November 10, 2017 / 12:03 PM / in a year

Pumas improving despite losses - Gonzalez Iglesias

LONDON (Reuters) - Argentina believe that despite only two wins in their last 13 test matches they are on the right track in their quest for better results against the world’s leading teams as they build a challenge for the 2019 World Cup.

FILE PHOTO: Rugby Union Britain - Argentina v Australia - Rugby Championship - Twickenham Stadium, London, Britain - October 8, 2016. Argentina's Santiago Gonzalez Iglesias scores a try but is disallowed. Action Images via Reuters/Henry Browne/Livepic/File Photo

The Pumas have struggled for consistency since reaching the 2015 World Cup semi-finals in England.

“If you want to compete with the best you have to be in constant growth and obviously the results are what remain at the end,” Pumas centre Santiago Gonzalez Iglesias told Reuters ahead of Saturday’s test against England at Twickenham.

“But we are capable of analysing them and sticking to our (2019 World Cup) plan and the growth we believe will at some point bear fruit,” said Gonzalez Iglesias, who starts alongside good friend Matias Moroni in a new centre pairing.

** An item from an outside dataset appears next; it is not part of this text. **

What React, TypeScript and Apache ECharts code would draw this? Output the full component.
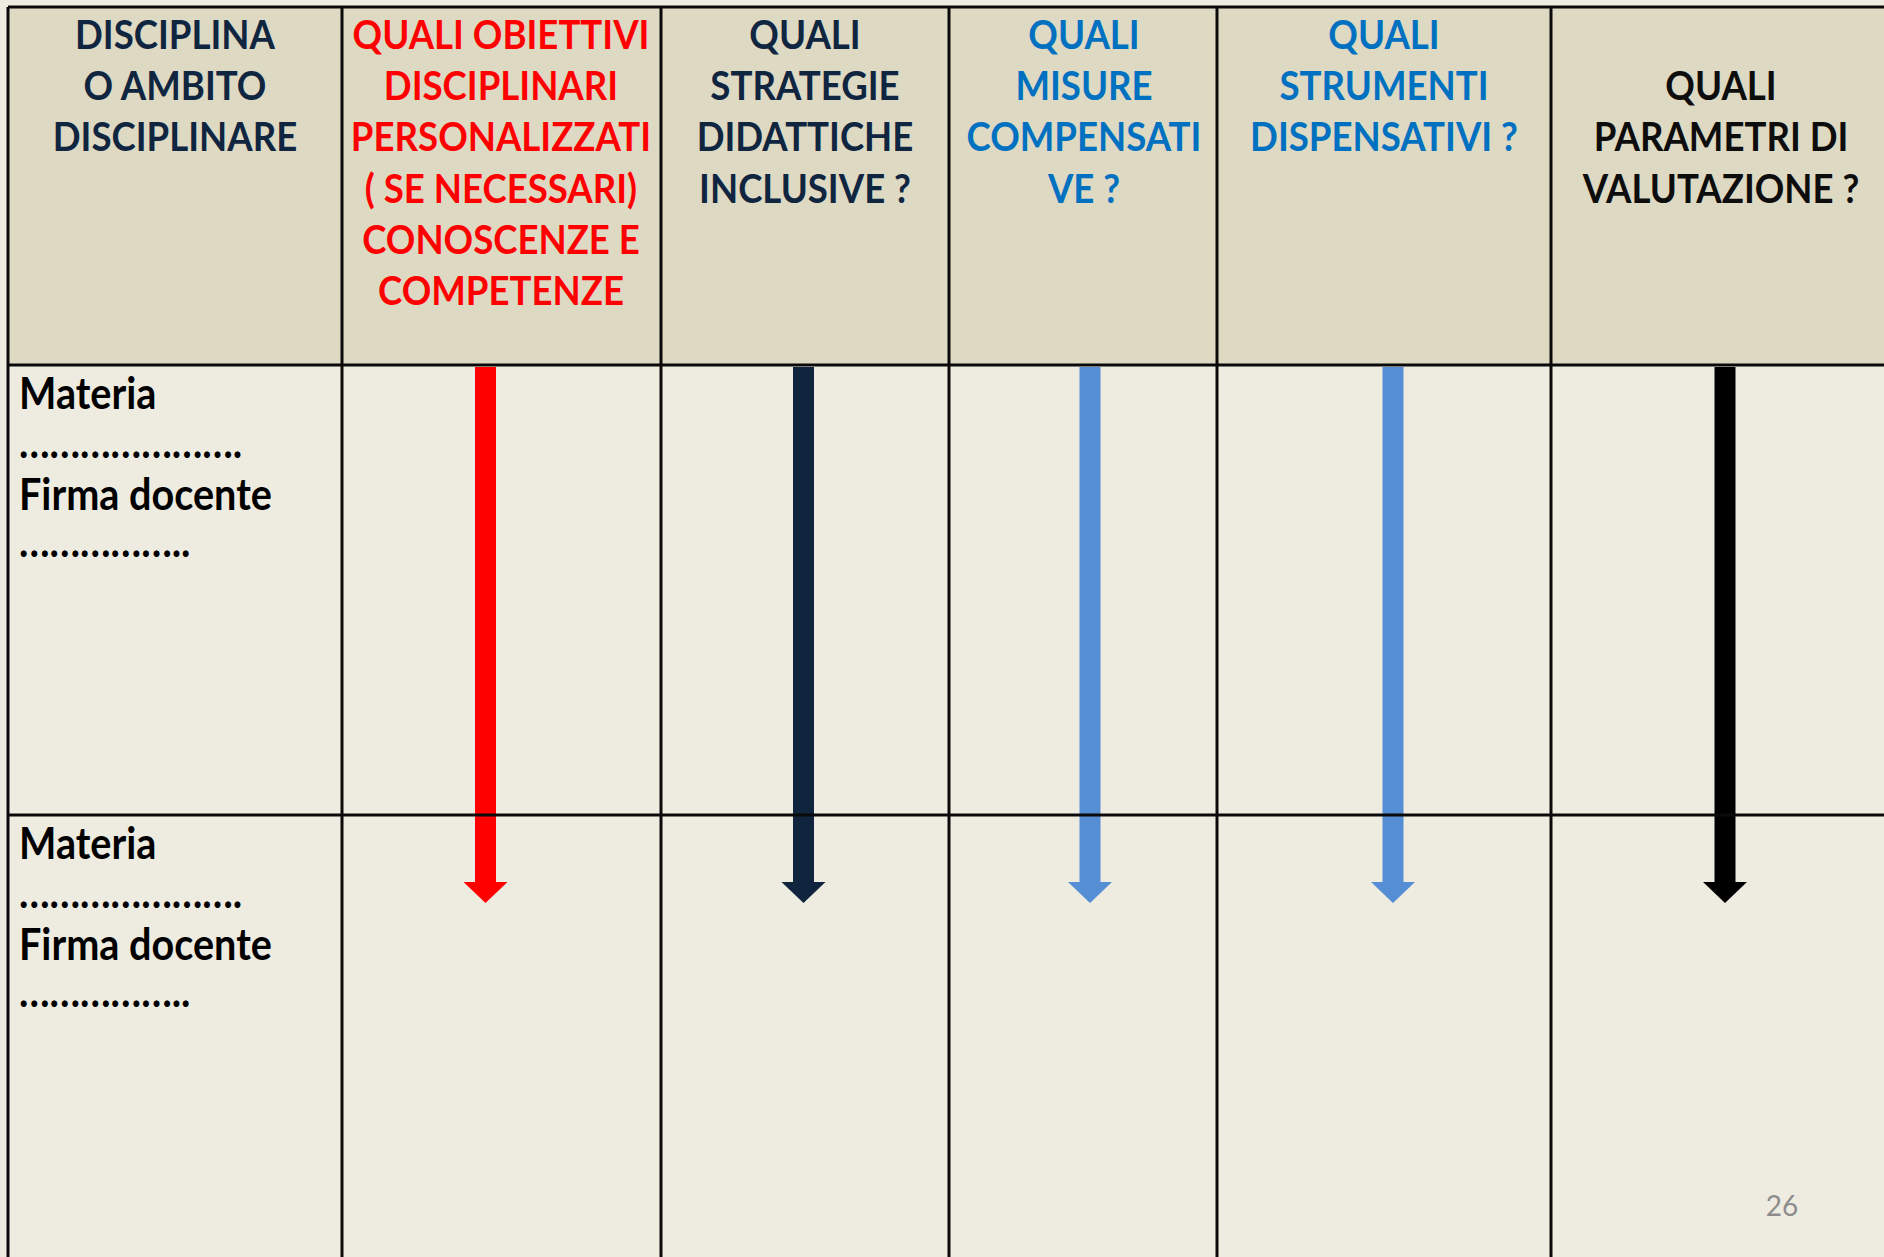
import React, { useEffect, useRef } from "react";
import * as echarts from "echarts";

// ---- content ----
const headerLines: string[][] = [
  ["DISCIPLINA", "O AMBITO", "DISCIPLINARE"],
  ["QUALI OBIETTIVI", "DISCIPLINARI", "PERSONALIZZATI", "( SE NECESSARI)", "CONOSCENZE E", "COMPETENZE"],
  ["QUALI", "STRATEGIE", "DIDATTICHE", "INCLUSIVE ?"],
  ["QUALI", "MISURE", "COMPENSATI", "VE ?"],
  ["QUALI", "STRUMENTI", "DISPENSATIVI ?"],
  ["QUALI", "PARAMETRI DI", "VALUTAZIONE ?"],
];
const headerStartLine = [0, 0, 0, 0, 0, 1];
const headerColors = ["#10253F", "#FF0000", "#10253F", "#0070C0", "#0070C0", "#0D0D0D"];
const rowLabelLines = ["Materia", "\u2026\u2026\u2026\u2026\u2026\u2026\u2026.", "Firma docente", "\u2026\u2026\u2026\u2026\u2026.."];
const rowCount = 2;
const arrowColors = ["#FF0000", "#10243E", "#558ED5", "#558ED5", "#000000"];
const pageNumber = "26";

// ---- layout ----
const W = 1884;
const H = 1257;
const colEdges = [8, 342, 661, 949, 1217, 1551, 1900];
const headerTop = 7;
const headerBottom = 365;
const rowEdges = [365, 815, 1270];
const headerCenters = [175, 501, 805, 1084, 1384, 1721];
const headerFirstLineY = 33;
const headerLineStep = 51.3;
const arrowXs = [485.5, 803.5, 1090, 1393, 1725];
const arrowTop = 367;
const arrowHeadTop = 882;
const arrowTip = 903;
const shaftW = 21;
const headW = 44;
const labelX = 19;
const labelYs = [392, 441, 493, 540];
const FONT = "Lato, 'Open Sans', sans-serif";

function buildElements() {
  const els: any[] = [];
  // backgrounds
  els.push({
    type: "rect",
    shape: { x: colEdges[0], y: headerTop, width: W, height: headerBottom - headerTop },
    style: { fill: "#DDD9C3" },
  });
  els.push({
    type: "rect",
    shape: { x: colEdges[0], y: headerBottom, width: W, height: H },
    style: { fill: "#EEECE1" },
  });
  // header texts
  headerLines.forEach((lines, c) => {
    lines.forEach((t, i) => {
      els.push({
        type: "text",
        x: headerCenters[c],
        y: headerFirstLineY + (headerStartLine[c] + i) * headerLineStep,
        scaleX: 0.915,
        style: {
          text: t,
          fill: headerColors[c],
          fontFamily: FONT,
          fontWeight: "bold",
          fontSize: 40,
          textAlign: "center",
          textVerticalAlign: "middle",
        },
      });
    });
  });
  // row labels
  for (let r = 0; r < rowCount; r++) {
    const off = rowEdges[r] - rowEdges[0];
    rowLabelLines.forEach((t, i) => {
      els.push({
        type: "text",
        x: labelX,
        y: labelYs[i] + off,
        scaleX: 0.9,
        style: {
          text: t,
          fill: "#000000",
          fontFamily: FONT,
          fontWeight: "bold",
          fontSize: 44,
          textAlign: "left",
          textVerticalAlign: "middle",
        },
      });
    });
  }
  // arrows
  arrowXs.forEach((x, i) => {
    els.push({
      type: "rect",
      shape: { x: x - shaftW / 2, y: arrowTop, width: shaftW, height: arrowHeadTop - arrowTop + 1 },
      style: { fill: arrowColors[i] },
    });
    els.push({
      type: "polygon",
      shape: {
        points: [
          [x - headW / 2, arrowHeadTop],
          [x + headW / 2, arrowHeadTop],
          [x, arrowTip],
        ],
      },
      style: { fill: arrowColors[i] },
    });
  });
  // grid lines
  const lineStyle = { stroke: "#0A0A0A", lineWidth: 3 };
  colEdges.slice(0, -1).forEach((x) => {
    els.push({ type: "line", shape: { x1: x, y1: headerTop, x2: x, y2: H + 10 }, style: lineStyle });
  });
  [headerTop, ...rowEdges.slice(0, -1)].forEach((y) => {
    els.push({ type: "line", shape: { x1: colEdges[0], y1: y, x2: W + 10, y2: y }, style: lineStyle });
  });
  // page number
  els.push({
    type: "text",
    x: 1782,
    y: 1205,
    style: {
      text: pageNumber,
      fill: "#8C8C8C",
      fontFamily: FONT,
      fontSize: 28,
      textAlign: "center",
      textVerticalAlign: "middle",
    },
  });
  return els;
}

export default function App() {
  const ref = useRef<HTMLDivElement>(null);
  useEffect(() => {
    if (!ref.current) return;
    const chart = echarts.init(ref.current, undefined, { renderer: "svg" });
    chart.setOption({
      animation: false,
      backgroundColor: "#EEECE1",
      graphic: { elements: buildElements() },
    });
    return () => chart.dispose();
  }, []);
  return (
    <div
      ref={ref}
      style={{ position: "absolute", left: 0, top: 0, width: W, height: H }}
    />
  );
}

He said a major cause of Argentina’s problems was their replacements’ bench.

That does not mean Gonzalez Iglesias lacks faith in the Pumas reserves, and he is often one of them, but rather that they need more regular game time at the highest club level.

Argentina are in their professional infancy with one franchise in Super Rugby, the Jaguares, from which the Pumas draw their team.

“Today, the players who get to be replacements for the Pumas have come from being reserves for the Jaguares, while England’s replacements are top players in their club teams, likewise New Zealand’s because they have several franchises,” Gonzalez Iglesias said.

“And these days replacements are very important, they end up settling matches,” he said.

The pattern of a test for Argentina has tended to be very good for an hour before succumbing to their opponents’ greater strength in depth in the final quarter.

“The coaches would be really happy if they had 30, 40, 50 players to pick from who were all playing top level rugby every weekend,” said Gonzalez Iglesias, who kicked the penalty that handed the Pumas their last win against a top rugby nation when they beat South Africa 26-24 in a Rugby Championship test in Salta in August, 2016.

In the last 12 months Argentina have suffered three successive losses to England and taken no points in their six Rugby Championship games for the first time.

Gonzalez Iglesias said the Pumas are well aware they need to overcome lapses in concentration that have cost them wins they appeared to have in the bag like the 38-34 last-gasp loss to England in the first test in San Juan in June.

“There’s something that isn’t quite right, we’ve grown a lot these last years, we’ve played well, had great first halves, rolling over superior teams but there comes a moment when they take advantage of our errors, lapses in concentration,” he said.

“I think it’s down to a mental issue which we must deal with.”